• **Written exercise**:
Print the lines starting at the line containing "Convert this diagram to TikZ code." and ending at the line containing "(detect) at (270,71)", exactly and in full, without the pictures.

+---+

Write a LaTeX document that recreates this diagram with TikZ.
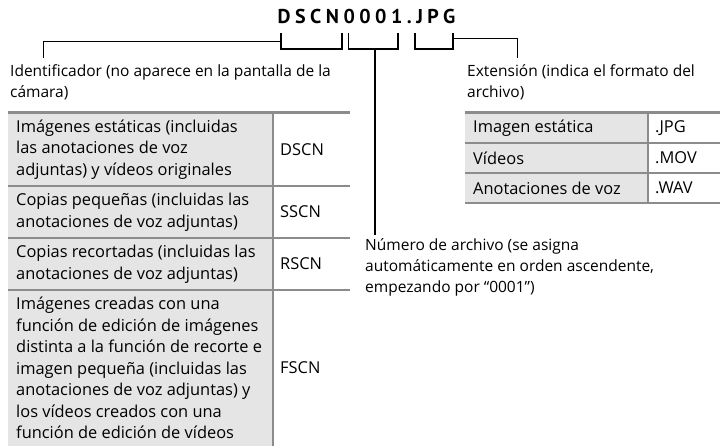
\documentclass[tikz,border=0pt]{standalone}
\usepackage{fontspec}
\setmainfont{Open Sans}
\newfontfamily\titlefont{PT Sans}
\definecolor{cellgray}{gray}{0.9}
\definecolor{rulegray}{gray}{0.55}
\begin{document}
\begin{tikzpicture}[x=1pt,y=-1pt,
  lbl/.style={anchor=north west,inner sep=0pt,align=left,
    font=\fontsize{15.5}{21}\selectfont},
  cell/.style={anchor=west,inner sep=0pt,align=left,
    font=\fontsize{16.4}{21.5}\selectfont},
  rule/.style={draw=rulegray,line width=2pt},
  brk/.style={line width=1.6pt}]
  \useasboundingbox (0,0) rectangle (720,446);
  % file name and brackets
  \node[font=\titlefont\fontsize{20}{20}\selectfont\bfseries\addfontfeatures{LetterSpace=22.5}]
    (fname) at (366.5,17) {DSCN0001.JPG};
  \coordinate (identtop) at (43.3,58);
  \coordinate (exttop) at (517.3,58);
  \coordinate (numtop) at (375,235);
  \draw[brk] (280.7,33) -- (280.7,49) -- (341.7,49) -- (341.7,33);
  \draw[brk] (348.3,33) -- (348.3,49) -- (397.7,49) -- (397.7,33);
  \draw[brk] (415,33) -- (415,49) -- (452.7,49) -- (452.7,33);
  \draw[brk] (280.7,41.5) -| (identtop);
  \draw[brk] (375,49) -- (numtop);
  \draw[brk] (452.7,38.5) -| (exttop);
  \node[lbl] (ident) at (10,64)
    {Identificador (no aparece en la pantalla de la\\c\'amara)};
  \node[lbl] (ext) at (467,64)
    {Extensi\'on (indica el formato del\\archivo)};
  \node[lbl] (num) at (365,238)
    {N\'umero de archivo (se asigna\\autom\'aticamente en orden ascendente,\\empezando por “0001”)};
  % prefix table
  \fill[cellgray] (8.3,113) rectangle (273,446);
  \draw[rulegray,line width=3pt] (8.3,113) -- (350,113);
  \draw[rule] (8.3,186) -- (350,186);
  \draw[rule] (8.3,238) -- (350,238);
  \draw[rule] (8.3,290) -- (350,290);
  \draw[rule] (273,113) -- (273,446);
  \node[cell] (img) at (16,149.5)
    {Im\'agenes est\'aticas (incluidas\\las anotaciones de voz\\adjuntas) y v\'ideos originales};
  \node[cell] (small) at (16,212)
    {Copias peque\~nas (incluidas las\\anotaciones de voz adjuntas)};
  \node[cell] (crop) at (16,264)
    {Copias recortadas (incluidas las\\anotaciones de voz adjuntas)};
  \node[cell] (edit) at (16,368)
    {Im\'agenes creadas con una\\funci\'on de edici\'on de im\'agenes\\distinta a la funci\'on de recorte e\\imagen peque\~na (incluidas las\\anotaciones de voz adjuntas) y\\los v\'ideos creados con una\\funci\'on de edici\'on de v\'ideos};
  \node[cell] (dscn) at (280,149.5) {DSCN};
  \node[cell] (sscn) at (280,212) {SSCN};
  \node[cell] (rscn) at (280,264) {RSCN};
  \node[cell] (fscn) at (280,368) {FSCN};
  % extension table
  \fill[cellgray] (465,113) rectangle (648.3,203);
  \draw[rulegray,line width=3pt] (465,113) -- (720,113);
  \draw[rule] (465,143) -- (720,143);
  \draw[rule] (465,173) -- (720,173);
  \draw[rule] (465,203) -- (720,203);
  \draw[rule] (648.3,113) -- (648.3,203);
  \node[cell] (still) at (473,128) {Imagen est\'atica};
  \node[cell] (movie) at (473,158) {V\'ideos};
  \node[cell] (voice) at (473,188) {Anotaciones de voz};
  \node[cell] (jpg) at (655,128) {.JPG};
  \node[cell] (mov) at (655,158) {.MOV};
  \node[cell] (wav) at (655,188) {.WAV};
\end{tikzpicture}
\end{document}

+---+

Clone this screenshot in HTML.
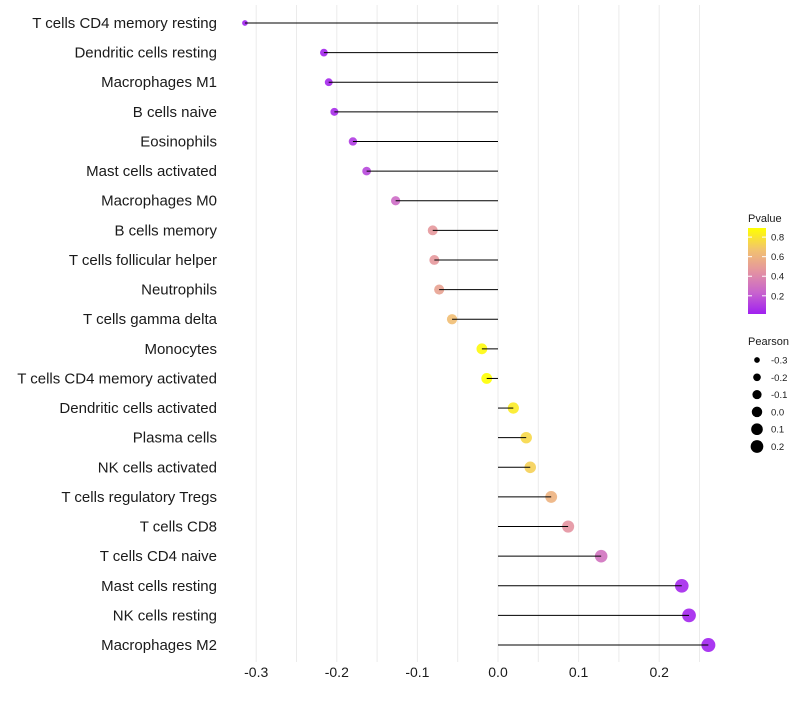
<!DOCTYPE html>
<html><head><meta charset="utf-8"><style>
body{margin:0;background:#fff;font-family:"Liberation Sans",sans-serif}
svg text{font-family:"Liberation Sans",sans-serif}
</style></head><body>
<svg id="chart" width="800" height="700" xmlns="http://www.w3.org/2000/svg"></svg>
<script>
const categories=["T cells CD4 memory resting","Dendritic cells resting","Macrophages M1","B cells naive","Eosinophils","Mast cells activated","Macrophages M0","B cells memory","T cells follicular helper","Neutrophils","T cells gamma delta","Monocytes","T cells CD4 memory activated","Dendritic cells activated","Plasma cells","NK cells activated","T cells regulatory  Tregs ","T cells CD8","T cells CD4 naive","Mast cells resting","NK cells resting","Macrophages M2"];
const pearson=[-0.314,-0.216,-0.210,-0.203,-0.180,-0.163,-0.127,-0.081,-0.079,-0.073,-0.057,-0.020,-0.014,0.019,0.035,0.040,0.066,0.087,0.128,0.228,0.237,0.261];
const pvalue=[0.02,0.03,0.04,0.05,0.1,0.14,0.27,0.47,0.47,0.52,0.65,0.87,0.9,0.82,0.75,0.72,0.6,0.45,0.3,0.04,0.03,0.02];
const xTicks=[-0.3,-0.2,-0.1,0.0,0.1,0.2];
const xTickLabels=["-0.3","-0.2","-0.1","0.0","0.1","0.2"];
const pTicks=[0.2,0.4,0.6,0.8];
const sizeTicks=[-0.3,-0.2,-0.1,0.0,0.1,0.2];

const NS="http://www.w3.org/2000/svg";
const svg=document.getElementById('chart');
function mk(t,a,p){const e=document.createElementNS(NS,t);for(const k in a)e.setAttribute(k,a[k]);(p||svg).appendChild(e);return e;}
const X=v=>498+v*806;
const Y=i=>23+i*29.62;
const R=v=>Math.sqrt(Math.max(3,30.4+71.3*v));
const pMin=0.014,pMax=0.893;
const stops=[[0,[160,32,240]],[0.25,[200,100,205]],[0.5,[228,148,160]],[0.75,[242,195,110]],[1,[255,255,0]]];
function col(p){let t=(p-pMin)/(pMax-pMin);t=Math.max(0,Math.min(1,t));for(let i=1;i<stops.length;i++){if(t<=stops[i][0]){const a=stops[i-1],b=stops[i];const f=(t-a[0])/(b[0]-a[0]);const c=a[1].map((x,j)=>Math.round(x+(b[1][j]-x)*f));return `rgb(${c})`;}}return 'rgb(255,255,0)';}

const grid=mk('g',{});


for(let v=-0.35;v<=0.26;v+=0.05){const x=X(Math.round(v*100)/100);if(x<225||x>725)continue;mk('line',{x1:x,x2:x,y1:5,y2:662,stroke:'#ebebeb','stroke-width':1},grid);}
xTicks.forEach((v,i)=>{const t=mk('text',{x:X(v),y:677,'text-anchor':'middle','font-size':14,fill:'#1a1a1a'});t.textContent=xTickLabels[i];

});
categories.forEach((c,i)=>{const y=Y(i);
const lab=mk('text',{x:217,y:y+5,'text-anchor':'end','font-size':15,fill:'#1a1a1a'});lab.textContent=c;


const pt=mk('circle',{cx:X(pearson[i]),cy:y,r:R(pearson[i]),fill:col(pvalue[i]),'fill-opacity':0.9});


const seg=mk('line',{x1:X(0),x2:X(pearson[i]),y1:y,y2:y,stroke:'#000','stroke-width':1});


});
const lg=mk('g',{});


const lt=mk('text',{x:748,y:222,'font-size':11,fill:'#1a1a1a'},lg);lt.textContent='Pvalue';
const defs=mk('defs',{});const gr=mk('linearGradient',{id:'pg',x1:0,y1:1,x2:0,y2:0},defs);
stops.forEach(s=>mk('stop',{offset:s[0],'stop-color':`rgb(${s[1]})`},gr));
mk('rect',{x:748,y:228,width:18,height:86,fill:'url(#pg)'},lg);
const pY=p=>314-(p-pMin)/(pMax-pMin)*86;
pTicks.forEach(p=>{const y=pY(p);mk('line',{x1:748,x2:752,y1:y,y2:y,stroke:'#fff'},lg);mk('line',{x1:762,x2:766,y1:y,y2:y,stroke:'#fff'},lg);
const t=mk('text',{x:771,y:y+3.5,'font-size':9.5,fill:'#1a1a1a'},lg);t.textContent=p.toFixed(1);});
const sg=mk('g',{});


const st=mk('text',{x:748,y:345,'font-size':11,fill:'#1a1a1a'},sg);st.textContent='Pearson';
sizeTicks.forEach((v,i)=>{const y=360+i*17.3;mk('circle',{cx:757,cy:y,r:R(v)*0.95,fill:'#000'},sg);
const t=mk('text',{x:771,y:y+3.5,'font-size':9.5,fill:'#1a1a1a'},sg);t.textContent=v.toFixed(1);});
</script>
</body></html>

+---+

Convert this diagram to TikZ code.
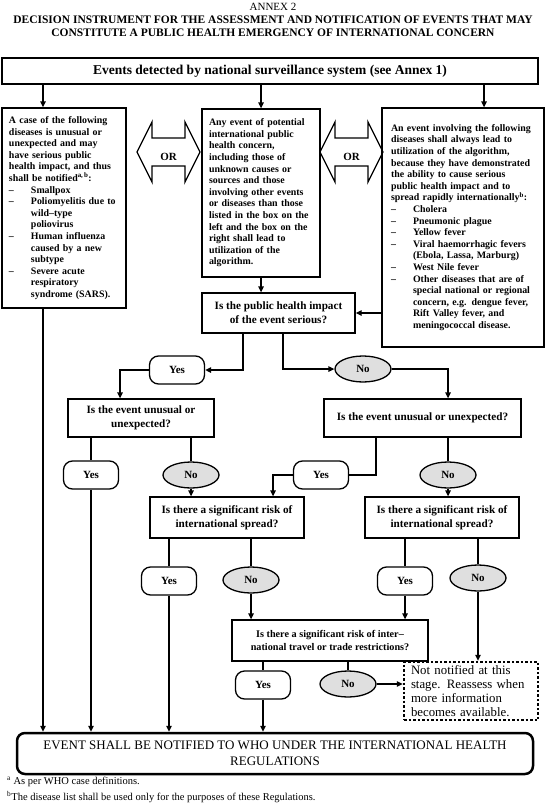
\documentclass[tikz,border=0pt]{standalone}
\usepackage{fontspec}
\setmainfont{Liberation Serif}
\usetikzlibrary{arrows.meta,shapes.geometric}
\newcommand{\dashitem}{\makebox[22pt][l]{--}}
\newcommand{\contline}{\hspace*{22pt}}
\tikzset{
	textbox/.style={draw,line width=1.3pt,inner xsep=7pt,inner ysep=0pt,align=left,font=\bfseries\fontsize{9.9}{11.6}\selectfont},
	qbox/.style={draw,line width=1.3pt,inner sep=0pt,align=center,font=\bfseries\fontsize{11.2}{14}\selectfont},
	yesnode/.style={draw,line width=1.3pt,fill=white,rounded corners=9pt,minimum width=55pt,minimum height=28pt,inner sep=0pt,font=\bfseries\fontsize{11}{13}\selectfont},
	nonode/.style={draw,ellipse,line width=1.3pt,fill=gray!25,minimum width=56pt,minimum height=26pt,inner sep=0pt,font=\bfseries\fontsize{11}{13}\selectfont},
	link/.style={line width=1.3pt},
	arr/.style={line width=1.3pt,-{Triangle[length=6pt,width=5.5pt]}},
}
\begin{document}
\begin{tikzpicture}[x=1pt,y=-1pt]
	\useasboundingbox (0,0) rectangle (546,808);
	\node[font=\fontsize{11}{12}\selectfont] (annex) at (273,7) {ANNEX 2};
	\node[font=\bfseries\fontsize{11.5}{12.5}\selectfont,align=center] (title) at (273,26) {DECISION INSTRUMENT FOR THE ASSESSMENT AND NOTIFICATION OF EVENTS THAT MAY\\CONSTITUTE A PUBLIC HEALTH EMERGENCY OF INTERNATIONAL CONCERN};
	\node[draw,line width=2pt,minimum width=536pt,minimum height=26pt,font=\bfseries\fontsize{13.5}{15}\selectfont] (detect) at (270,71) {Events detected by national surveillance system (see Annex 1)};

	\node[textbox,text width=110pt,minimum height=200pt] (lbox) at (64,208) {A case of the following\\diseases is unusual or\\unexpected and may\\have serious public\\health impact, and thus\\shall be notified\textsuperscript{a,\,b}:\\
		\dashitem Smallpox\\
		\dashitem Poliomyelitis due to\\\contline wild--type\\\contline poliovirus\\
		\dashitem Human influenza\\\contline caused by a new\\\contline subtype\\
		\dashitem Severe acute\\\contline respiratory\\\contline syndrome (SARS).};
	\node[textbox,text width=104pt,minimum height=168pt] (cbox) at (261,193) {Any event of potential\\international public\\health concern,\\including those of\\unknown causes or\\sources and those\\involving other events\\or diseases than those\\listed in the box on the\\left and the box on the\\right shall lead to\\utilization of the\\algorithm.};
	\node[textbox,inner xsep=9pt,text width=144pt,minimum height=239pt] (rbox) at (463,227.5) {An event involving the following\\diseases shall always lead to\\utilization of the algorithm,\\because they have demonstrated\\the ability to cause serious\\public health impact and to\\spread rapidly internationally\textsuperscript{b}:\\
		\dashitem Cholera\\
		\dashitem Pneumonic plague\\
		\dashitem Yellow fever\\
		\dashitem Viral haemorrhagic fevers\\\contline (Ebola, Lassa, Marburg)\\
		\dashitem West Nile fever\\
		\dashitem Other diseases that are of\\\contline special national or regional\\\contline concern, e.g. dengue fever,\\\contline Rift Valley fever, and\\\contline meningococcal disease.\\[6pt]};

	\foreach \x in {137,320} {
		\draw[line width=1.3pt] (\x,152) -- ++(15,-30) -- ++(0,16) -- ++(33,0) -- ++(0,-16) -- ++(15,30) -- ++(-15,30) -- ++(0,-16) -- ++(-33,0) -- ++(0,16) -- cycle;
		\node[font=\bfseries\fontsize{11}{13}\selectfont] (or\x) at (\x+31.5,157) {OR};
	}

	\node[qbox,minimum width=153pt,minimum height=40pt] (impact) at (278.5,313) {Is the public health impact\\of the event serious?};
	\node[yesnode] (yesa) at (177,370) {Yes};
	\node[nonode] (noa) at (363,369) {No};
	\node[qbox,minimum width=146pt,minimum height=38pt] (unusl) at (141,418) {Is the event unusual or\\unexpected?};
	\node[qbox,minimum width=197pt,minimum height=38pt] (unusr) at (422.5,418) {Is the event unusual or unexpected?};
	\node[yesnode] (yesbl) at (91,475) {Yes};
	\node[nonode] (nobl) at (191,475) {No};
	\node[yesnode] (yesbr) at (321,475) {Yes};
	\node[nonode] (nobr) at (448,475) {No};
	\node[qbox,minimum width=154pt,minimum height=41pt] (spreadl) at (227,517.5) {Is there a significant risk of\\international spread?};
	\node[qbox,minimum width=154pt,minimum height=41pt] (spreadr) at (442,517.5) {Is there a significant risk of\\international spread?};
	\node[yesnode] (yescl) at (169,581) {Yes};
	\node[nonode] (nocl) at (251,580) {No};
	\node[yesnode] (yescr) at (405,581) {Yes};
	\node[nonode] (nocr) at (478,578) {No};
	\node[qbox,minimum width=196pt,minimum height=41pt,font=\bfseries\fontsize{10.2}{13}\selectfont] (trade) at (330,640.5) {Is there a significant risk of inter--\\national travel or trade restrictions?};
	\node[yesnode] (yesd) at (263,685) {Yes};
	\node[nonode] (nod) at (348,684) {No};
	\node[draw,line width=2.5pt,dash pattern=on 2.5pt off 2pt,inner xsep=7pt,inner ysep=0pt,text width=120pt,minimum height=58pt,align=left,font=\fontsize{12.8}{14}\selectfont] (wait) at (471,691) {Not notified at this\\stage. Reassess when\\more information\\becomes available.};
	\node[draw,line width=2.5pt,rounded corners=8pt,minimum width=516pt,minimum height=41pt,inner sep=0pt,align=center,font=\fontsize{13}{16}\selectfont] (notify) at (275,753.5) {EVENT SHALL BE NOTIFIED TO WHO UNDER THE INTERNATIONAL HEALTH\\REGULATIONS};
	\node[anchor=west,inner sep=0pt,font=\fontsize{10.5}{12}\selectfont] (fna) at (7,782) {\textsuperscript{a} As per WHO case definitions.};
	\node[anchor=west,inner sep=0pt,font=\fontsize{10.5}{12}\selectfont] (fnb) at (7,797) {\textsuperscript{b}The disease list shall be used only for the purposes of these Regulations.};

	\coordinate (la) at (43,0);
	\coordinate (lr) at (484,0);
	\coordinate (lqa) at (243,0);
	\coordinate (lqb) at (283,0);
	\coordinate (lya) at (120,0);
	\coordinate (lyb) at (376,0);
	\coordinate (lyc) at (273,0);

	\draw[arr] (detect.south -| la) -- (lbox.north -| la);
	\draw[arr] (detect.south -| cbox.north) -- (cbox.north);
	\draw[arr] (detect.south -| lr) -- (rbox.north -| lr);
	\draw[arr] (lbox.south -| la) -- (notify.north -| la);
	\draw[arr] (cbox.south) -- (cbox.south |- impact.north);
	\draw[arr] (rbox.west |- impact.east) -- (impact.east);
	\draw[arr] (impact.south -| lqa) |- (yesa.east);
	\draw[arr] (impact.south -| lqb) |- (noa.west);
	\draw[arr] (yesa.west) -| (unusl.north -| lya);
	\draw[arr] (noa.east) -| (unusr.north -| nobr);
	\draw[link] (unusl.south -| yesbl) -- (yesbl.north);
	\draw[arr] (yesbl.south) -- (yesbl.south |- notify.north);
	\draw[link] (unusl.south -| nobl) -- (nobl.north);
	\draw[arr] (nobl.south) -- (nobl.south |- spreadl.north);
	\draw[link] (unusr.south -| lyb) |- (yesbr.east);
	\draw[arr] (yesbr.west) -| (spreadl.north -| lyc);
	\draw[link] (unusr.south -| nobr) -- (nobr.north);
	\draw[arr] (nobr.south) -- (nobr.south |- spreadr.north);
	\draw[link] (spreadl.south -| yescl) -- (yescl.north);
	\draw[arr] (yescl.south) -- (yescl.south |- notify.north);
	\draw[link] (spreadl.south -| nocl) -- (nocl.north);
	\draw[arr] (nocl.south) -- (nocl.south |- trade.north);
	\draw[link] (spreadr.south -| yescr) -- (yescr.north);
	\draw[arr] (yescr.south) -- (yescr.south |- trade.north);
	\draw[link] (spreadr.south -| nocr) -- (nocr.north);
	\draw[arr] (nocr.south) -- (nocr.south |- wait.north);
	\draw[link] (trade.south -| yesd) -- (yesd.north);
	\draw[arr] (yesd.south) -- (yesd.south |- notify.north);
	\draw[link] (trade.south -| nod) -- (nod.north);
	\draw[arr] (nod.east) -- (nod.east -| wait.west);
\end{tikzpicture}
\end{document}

+---+

• **Answer to the task**:
Convert this diagram to TikZ code.
\documentclass[tikz,border=0pt]{standalone}
\usepackage{fontspec}
\setmainfont{Liberation Serif}
\usetikzlibrary{arrows.meta,shapes.geometric}
\newcommand{\dashitem}{\makebox[22pt][l]{--}}
\newcommand{\contline}{\hspace*{22pt}}
\tikzset{
	textbox/.style={draw,line width=1.3pt,inner xsep=7pt,inner ysep=0pt,align=left,font=\bfseries\fontsize{9.9}{11.6}\selectfont},
	qbox/.style={draw,line width=1.3pt,inner sep=0pt,align=center,font=\bfseries\fontsize{11.2}{14}\selectfont},
	yesnode/.style={draw,line width=1.3pt,fill=white,rounded corners=9pt,minimum width=55pt,minimum height=28pt,inner sep=0pt,font=\bfseries\fontsize{11}{13}\selectfont},
	nonode/.style={draw,ellipse,line width=1.3pt,fill=gray!25,minimum width=56pt,minimum height=26pt,inner sep=0pt,font=\bfseries\fontsize{11}{13}\selectfont},
	link/.style={line width=1.3pt},
	arr/.style={line width=1.3pt,-{Triangle[length=6pt,width=5.5pt]}},
}
\begin{document}
\begin{tikzpicture}[x=1pt,y=-1pt]
	\useasboundingbox (0,0) rectangle (546,808);
	\node[font=\fontsize{11}{12}\selectfont] (annex) at (273,7) {ANNEX 2};
	\node[font=\bfseries\fontsize{11.5}{12.5}\selectfont,align=center] (title) at (273,26) {DECISION INSTRUMENT FOR THE ASSESSMENT AND NOTIFICATION OF EVENTS THAT MAY\\CONSTITUTE A PUBLIC HEALTH EMERGENCY OF INTERNATIONAL CONCERN};
	\node[draw,line width=2pt,minimum width=536pt,minimum height=26pt,font=\bfseries\fontsize{13.5}{15}\selectfont] (detect) at (270,71) {Events detected by national surveillance system (see Annex 1)};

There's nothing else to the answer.